Others responded differently. One San Francisco agent called Kindsvater and claimed to have always had his CST number on his agency's site, but he backed down when Kindsvater said he could prove otherwise using a version of the agency's site from before the suit's filing.

"It's unfortunate that some people take that approach," the attorney said. "It's one of the reasons why the industry has had problems over the years and why there are registration numbers."

Kindsvater said his settlement option, which generally amounts to "a couple thousand dollars" per agency, provides the defendants with a potentially less costly way to deal with the suit.

"If the attorney general's office brought this claim, people could be looking at claims up to $10,000 and a year in jail," he said, adding that attorney fees would drive that sum even higher. "I'm not going to put anyone in jail, and I'm not going to make anyone pay $10,000, so better me than anyone else."

Not surprisingly, the suit's arrival hasn't sat well with the agents named therein.

"We have enough headaches now - commissions are being cut, nobody's traveling because of the situations out in the world - we don't need this," said Roberta Last of Travel Wizard in La Mesa, Calif.

Last concedes that the Web site for her agency, a mom-and-pop storefront east of San Diego, accidentally omitted the CST number when the site was redesigned recently. But she doesn't buy the notion that she hurt the public with the omission.

"Why would we pay the Seller of Travel licensing and pay into the restitution fund?" asked Last, who also conferred with her provider of errors-and-omissions insurance since receiving her summons. "If somebody's going to be a crook, they're not going to have a Seller of Travel number."

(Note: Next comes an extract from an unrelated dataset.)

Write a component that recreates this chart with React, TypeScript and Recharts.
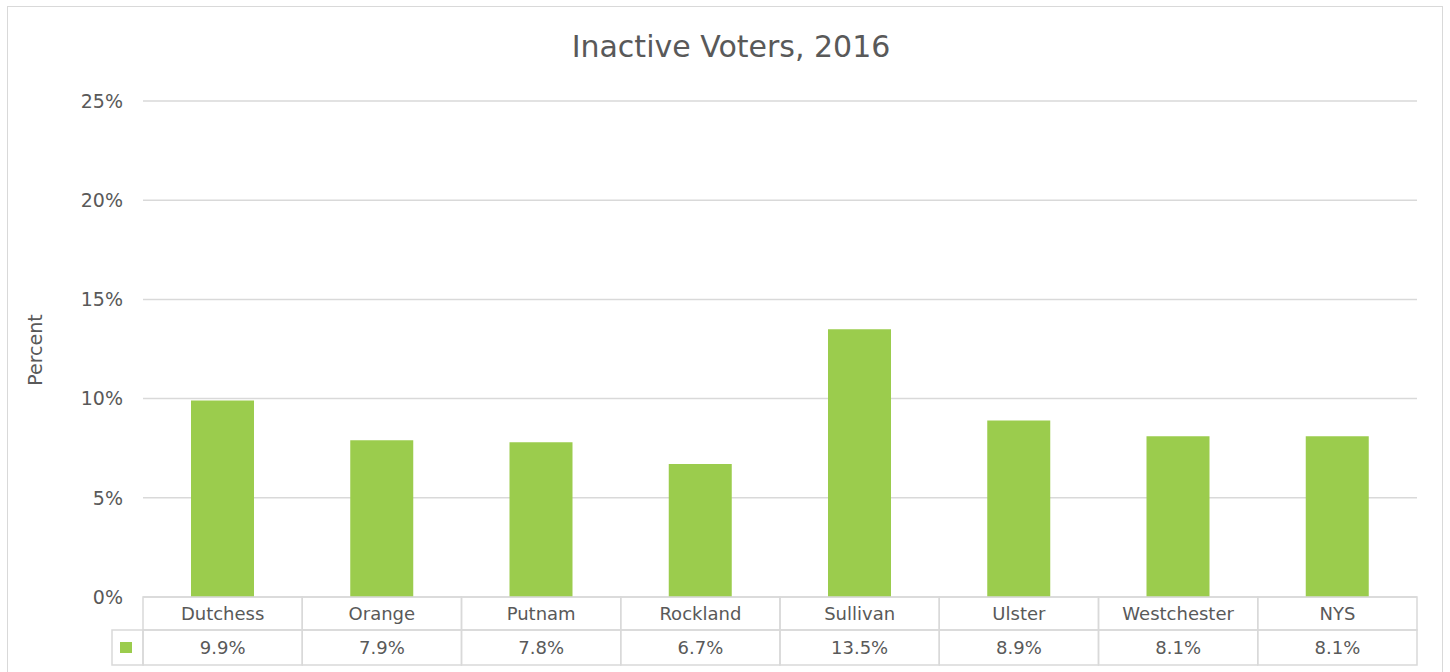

Last's attorney, Alexander Anolik, has received calls from about 30 of the defendants. He advised them to immediately post their CST numbers on all marketing materials. Anolik also capped his fee at $1,000 to handle the case, roughly half of what Kindsvater's client is seeking.

"If I can get the agents to pay less money and still respond, then we're going to deter what are known as 'copycat vultures,' " Anolik said. "When a suit like this is filed on a technicality, you get [other lawyers] who copy the exact lawsuit."